South Dakota Cattlemen's Association (SDCA) president-elect Scott Jones said in and SDCA release that the vote "signifies how little the survival of the family ranch means to those in DC.

"Death taxes are one of the leading causes of the breakup of multi-generation family farms and ranches. I don't want my son to incur a burdensome debt to pay death tax on a ranch that has already been hit with that tax several times. In order to spare my son from that circumstance, my family will spend many thousands of dollars every year to conduct ongoing estate planning, a difficult process considering the ever-changing status of this unfair tax," Jones said.

The Senate result was a devastating blow for farmers and ranchers and a great triumph for the politics of class warfare and the expansion of government. It's also a triumph for what's become the only effective form of socialism in the world.

Overzealous confiscation of wealth typically shuts down productivity -- why bother working if you can't keep what your efforts bring you? Europe, the Eastern Bloc, China and others all went too far at one time, only to decline in competitiveness or forced to enact reforms to correct the situation.

The U.S. government has perfected the concept of Robin Hood. It lets you keep 55% or so of what you earn so you'll keep trying, as it redistributes the wealth. Then, if you're fortunate to build any equity with the money left over -- after it's already been taxed at least once -- the government will take 55% of that upon your death.

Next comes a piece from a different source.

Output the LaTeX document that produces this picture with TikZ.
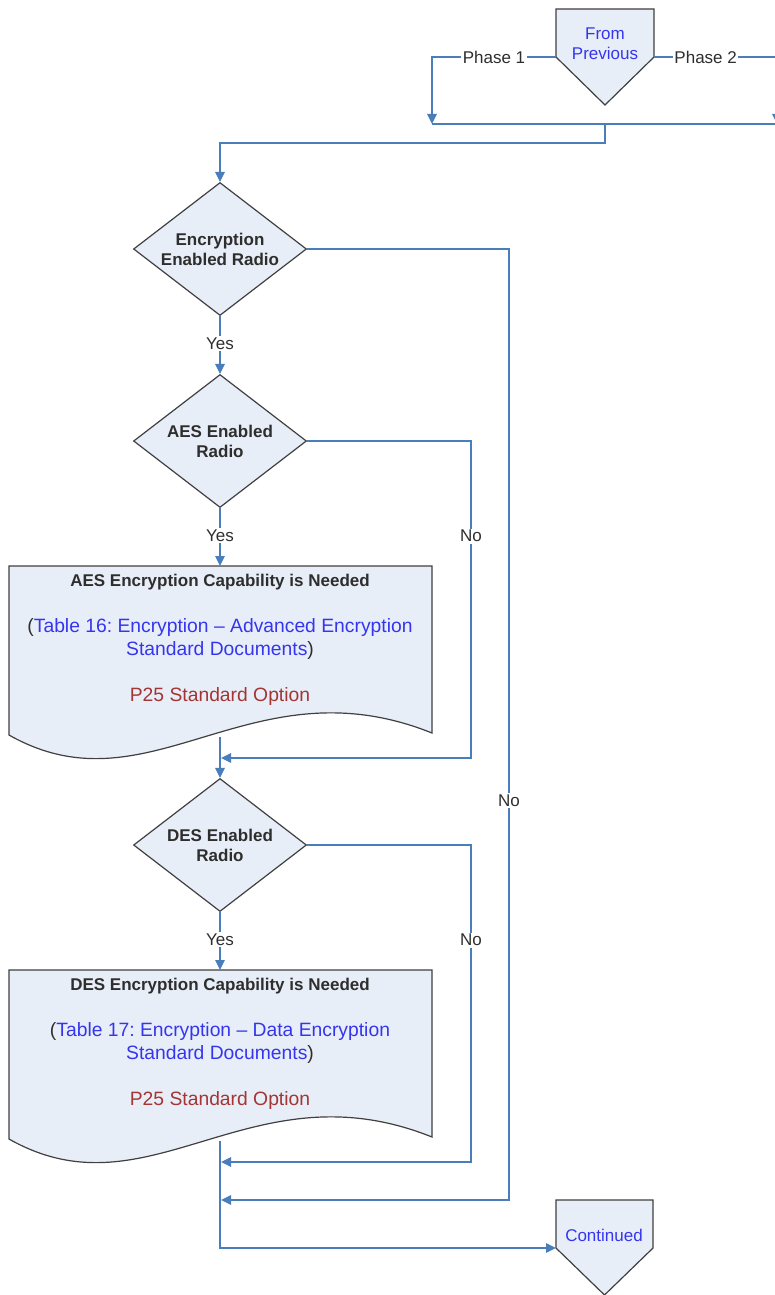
\documentclass[tikz,border=0pt]{standalone}
\usepackage{fontspec}
\setmainfont{Liberation Sans}
\usetikzlibrary{shapes.geometric,arrows.meta}
\definecolor{lineblue}{HTML}{4A7EBB}
\definecolor{shapefill}{HTML}{E8EEF7}
\definecolor{shapedraw}{HTML}{404040}
\definecolor{linkblue}{HTML}{3535F0}
\definecolor{optred}{HTML}{A33535}
\definecolor{labelgray}{HTML}{2E2E2E}
\frenchspacing
\begin{document}
\begin{tikzpicture}[x=1pt,y=-1pt,
  conn/.style={draw=lineblue,line width=1.5pt,-{Triangle[length=10pt,width=9.5pt]}},
  plainconn/.style={draw=lineblue,line width=1.5pt},
  decision/.style={diamond,draw=shapedraw,fill=shapefill,line width=1.2pt,inner sep=0pt,
    minimum width=173pt,minimum height=133pt,aspect=1.3,align=center,
    font=\fontsize{17}{20}\selectfont\bfseries,text=labelgray},
  shapeline/.style={draw=shapedraw,fill=shapefill,line width=1.2pt,line join=miter},
  lbl/.style={fill=white,inner sep=1.5pt,font=\fontsize{17}{20}\selectfont,text=labelgray},
  doctext/.style={align=center,font=\fontsize{19.3}{23}\selectfont,text=labelgray,inner sep=0pt},
  pentext/.style={align=center,font=\fontsize{17}{20}\selectfont,text=linkblue,inner sep=0pt}]

\clip (0,0) rectangle (775,1295);
\fill[white] (0,0) rectangle (775,1295);

% off-page connectors
\path[shapeline] (556,9) -- (654,9) -- (654,57) -- (605,105) -- (556,57) -- cycle;
\node[pentext] (prev) at (605,43.5) {From\\Previous};
\coordinate (prevW) at (556,57);
\coordinate (prevE) at (654,57);

\path[shapeline] (556,1200) -- (653,1200) -- (653,1248) -- (604.5,1295) -- (556,1248) -- cycle;
\node[pentext] (cont) at (604,1235) {Continued};
\coordinate (contW) at (556,1248);

% decisions
\node[decision] (d1) at (220,249) {Encryption\\Enabled Radio};
\node[decision] (d2) at (220,441) {AES Enabled\\Radio};
\node[decision] (d3) at (220,845) {DES Enabled\\Radio};

% documents
\path[shapeline] (9,566) -- (432,566) -- (432,733) .. controls (250,660) and (150,815) .. (9,735) -- cycle;
\node[doctext] (doc1) at (220,640) {\textbf{\fontsize{17}{23}\selectfont AES Encryption Capability is Needed}\\[23pt]%
(\textcolor{linkblue}{Table 16: Encryption – Advanced Encryption}\\\textcolor{linkblue}{Standard Documents})\\[23pt]%
\textcolor{optred}{P25 Standard Option}};
\coordinate (doc1t) at (220,566);
\coordinate (doc1b) at (220,737);

\path[shapeline] (9,970) -- (432,970) -- (432,1137) .. controls (250,1064) and (150,1219) .. (9,1139) -- cycle;
\node[doctext] (doc2) at (220,1043.5) {\textbf{\fontsize{17}{23}\selectfont DES Encryption Capability is Needed}\\[23pt]%
(\textcolor{linkblue}{Table 17: Encryption – Data Encryption}\\\textcolor{linkblue}{Standard Documents})\\[23pt]%
\textcolor{optred}{P25 Standard Option}};
\coordinate (doc2t) at (220,970);
\coordinate (doc2b) at (220,1141);

% merge points
\coordinate (m1) at (432,124);
\coordinate (m2) at (777,124);
\coordinate (mj) at (605,124);

% connectors
\draw[conn] (prevW) -- node[lbl]{Phase 1} (prevW -| m1) -- (m1);
\draw[conn] (prevE) -- node[lbl,pos=0.42]{Phase 2} (prevE -| m2) -- (m2);
\draw[plainconn] (m1) -- (m2);
\draw[conn] (mj) -- (605,143) -- (220,143) -- (d1.north);

\draw[conn] (d1.south) -- node[lbl,pos=0.47]{Yes} (d2.north);
\draw[conn] (d2.south) -- node[lbl,pos=0.48]{Yes} (doc1t);
\draw[conn] (doc1b) -- (d3.north);
\draw[conn] (d3.south) -- node[lbl,pos=0.48]{Yes} (doc2t);
\draw[conn] (doc2b) -- (220,1248) -- (contW);

\draw[conn] (d2.east) -- (471,441) -- node[lbl,pos=0.3]{No} (471,758) -- (221,758);
\draw[conn] (d3.east) -- (471,845) -- node[lbl,pos=0.3]{No} (471,1162) -- (221,1162);
\draw[conn] (d1.east) -- (509,249) -- node[lbl,pos=0.58]{No} (509,1200) -- (221,1200);
\end{tikzpicture}
\end{document}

A failure to repeal the death tax essentially means the trend of the super-wealthy getting richer is assured, as the super-wealthy have the means to avoid the tax burden. As a result, they will be the only ones able to afford the family operations undergoing forced liquidation to pay their estate-tax obligation. There are many factors driving industry consolidation, but it's likely none play a more dramatic role than the U.S. tax system.